The film follows Lieutenant Kwon Min-in on the hunt for Mr. Heo, an escaped serial killer who has made it to the demilitarized zone border. As she pursues him through a dense overgrown field, she suddenly hears a click under her boot and her true nightmare begins: she has stepped on a landmine and is unable to move. Armed only with her gun, a bluetooth headset, and her wits, she must find a way to survive against the elements, a mysterious North Korean spy, and Mr. Heo himself.
A fascinating and tense concept, The DMZ is bolstered by strong performances throughout as well as a gorgeous location that feels as swelteringly hot as Min-in’s sweat-covered face conveys. A cloudless sky allows the sun to beat down relentlessly upon the police investigator, giving added concern as to how she’s going to manage to get out of her predicament. Couple that with her desperate attempts to make contact via her headset and the situation feels raw and unsettling. Where it goes astray is pretty much everywhere else.

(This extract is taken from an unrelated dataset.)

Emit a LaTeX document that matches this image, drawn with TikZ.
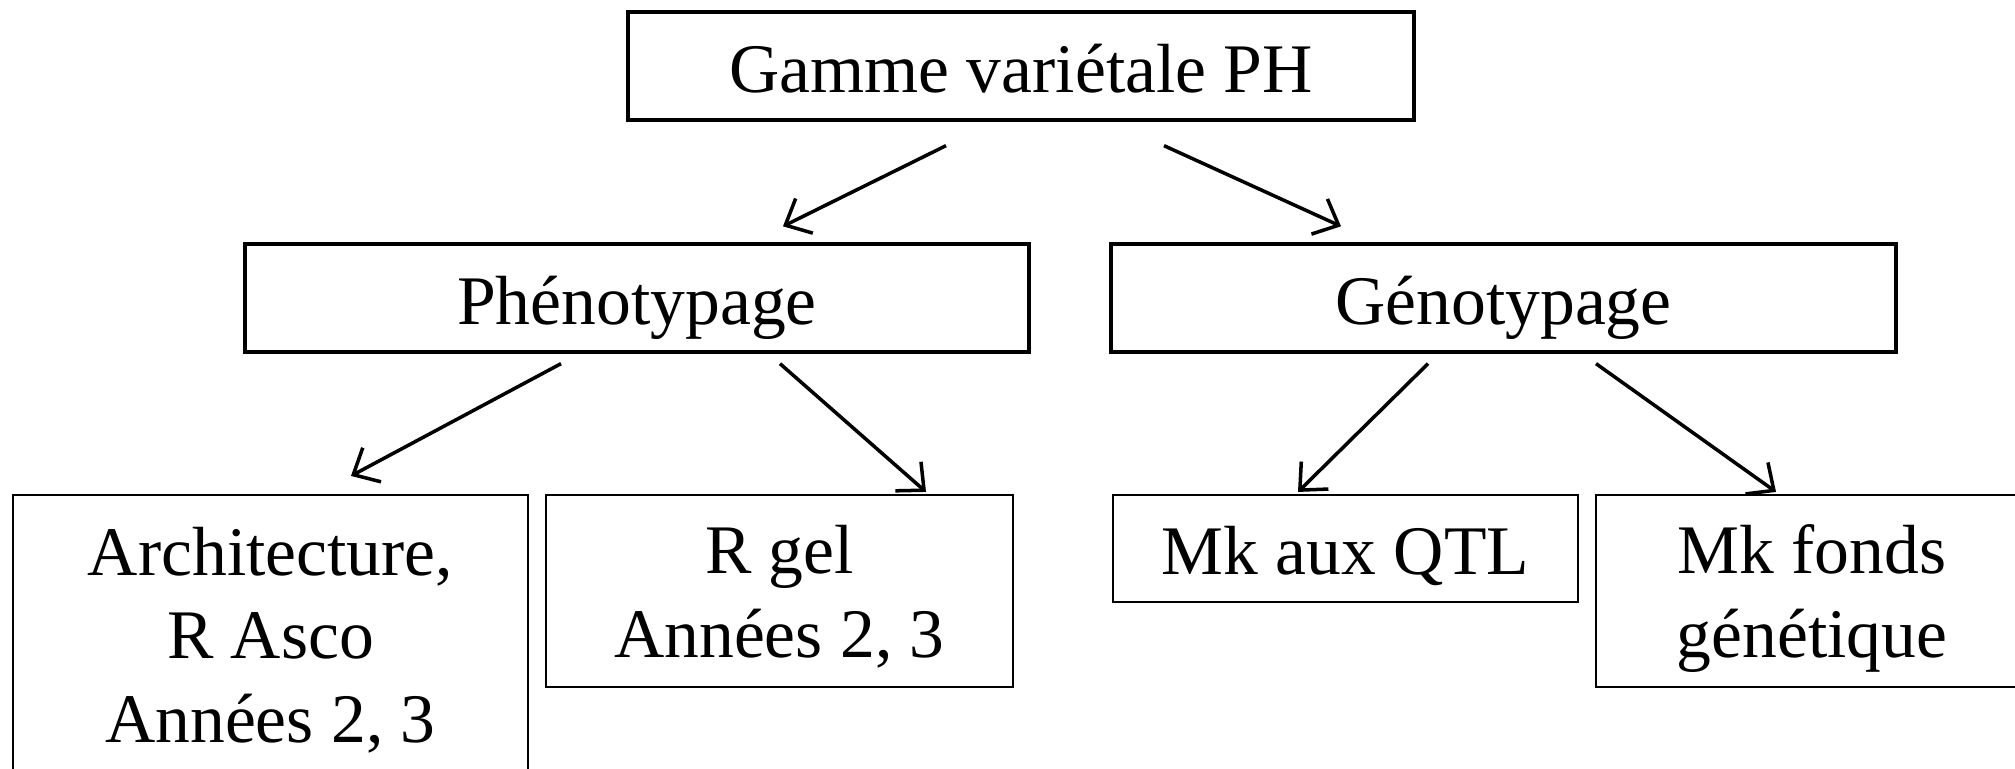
\documentclass[tikz,border=0pt]{standalone}
\usepackage{fontspec}
\setmainfont{Liberation Serif}
\usetikzlibrary{arrows.meta}
\tikzset{
  boite/.style={draw,line width=0.95pt,align=center,inner sep=0pt,
    font=\fontsize{19.8}{23.9}\selectfont,text depth=0pt},
  petite/.style={boite,line width=0.6pt},
  fleche/.style={line width=1pt,-{Straight Barb[length=6pt,width=11pt]}}
}
\begin{document}
\begin{tikzpicture}[y=-1cm]
\useasboundingbox (0,0) rectangle (20.15,7.69);
\clip (0,0) rectangle (20.15,7.69);
% niveau 1
\node[boite,minimum width=7.86cm,minimum height=1.08cm,text height=0.54cm] (gamme) at (10.21,0.66) {Gamme variétale PH};
% niveau 2
\node[boite,minimum width=7.84cm,minimum height=1.08cm,text height=0.54cm] (pheno) at (6.37,2.98) {Phénotypage};
\node[boite,minimum width=7.85cm,minimum height=1.08cm,text height=0.54cm] (geno) at (15.035,2.98) {Génotypage};
% niveau 3
\node[petite,minimum width=5.15cm,minimum height=2.90cm,text height=2.06cm] (archi) at (2.705,6.40) {Architecture,\\R Asco\\Années 2, 3};
\node[petite,minimum width=4.67cm,minimum height=1.92cm,text height=1.34cm] (rgel) at (7.795,5.91) {R gel\\Années 2, 3};
\node[petite,minimum width=4.65cm,minimum height=1.07cm,text height=0.53cm] (qtl) at (13.455,5.485) {Mk aux QTL};
\node[petite,minimum width=4.32cm,minimum height=1.92cm,text height=1.34cm] (fonds) at (18.12,5.91) {Mk fonds\\génétique};
% fleches
\draw[fleche] ([xshift=-0.75cm,yshift=-0.24cm]gamme.south) -- ([xshift=1.46cm,yshift=0.16cm]pheno.north);
\draw[fleche] ([xshift=1.43cm,yshift=-0.24cm]gamme.south) -- ([xshift=-1.625cm,yshift=0.16cm]geno.north);
\draw[fleche] ([xshift=-0.76cm,yshift=-0.10cm]pheno.south) -- ([xshift=0.805cm,yshift=0.18cm]archi.north);
\draw[fleche] ([xshift=1.43cm,yshift=-0.10cm]pheno.south) -- ([xshift=1.465cm,yshift=0.02cm]rgel.north);
\draw[fleche] ([xshift=-0.755cm,yshift=-0.10cm]geno.south) -- ([xshift=-0.475cm,yshift=0.02cm]qtl.north);
\draw[fleche] ([xshift=0.925cm,yshift=-0.10cm]geno.south) -- ([xshift=-0.36cm,yshift=0.02cm]fonds.north);
\end{tikzpicture}
\end{document}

Right away, the most unpleasant experience of the film is the camerawork, done by In-chun himself, whose insistence on doing nearly every single shot handheld results in a film that looks like it was shot by someone who just drank a coffee that was brewed using a combination of Red Bull and 5 Hour Energy instead of water. The constant shaking was rough enough but the attempts to go in and out of focus with some sort of style only results in a nauseating experience that makes the film truly unpleasant to watch. I legitimately got a headache and had to shield my eyes at more than a few points.
What makes that camerawork all the more frustrating is the brief moments when it stands still is when the movie looks and feels the best. The situation is chaotic and tense enough but the location is gorgeous and almost tranquil. The juxtaposition could have been wonderfully utilized but was instead squandered. Add in a lazy, uninspired score along with a seemingly unnecessary character (the North Korean spy) and you’ve got a film that is uncertain if it’s a dark comedy, a cat-and-mouse thriller, or a study in character manipulation. What it most certainly ends up being is an outright chore to endure.
The DMZ has a great concept but fails to capitalize on that while, at the same time, creating a film that is genuinely headache-inducing due to its poor technical choices. If you need to watch this, be sure to take some Dramamine beforehand.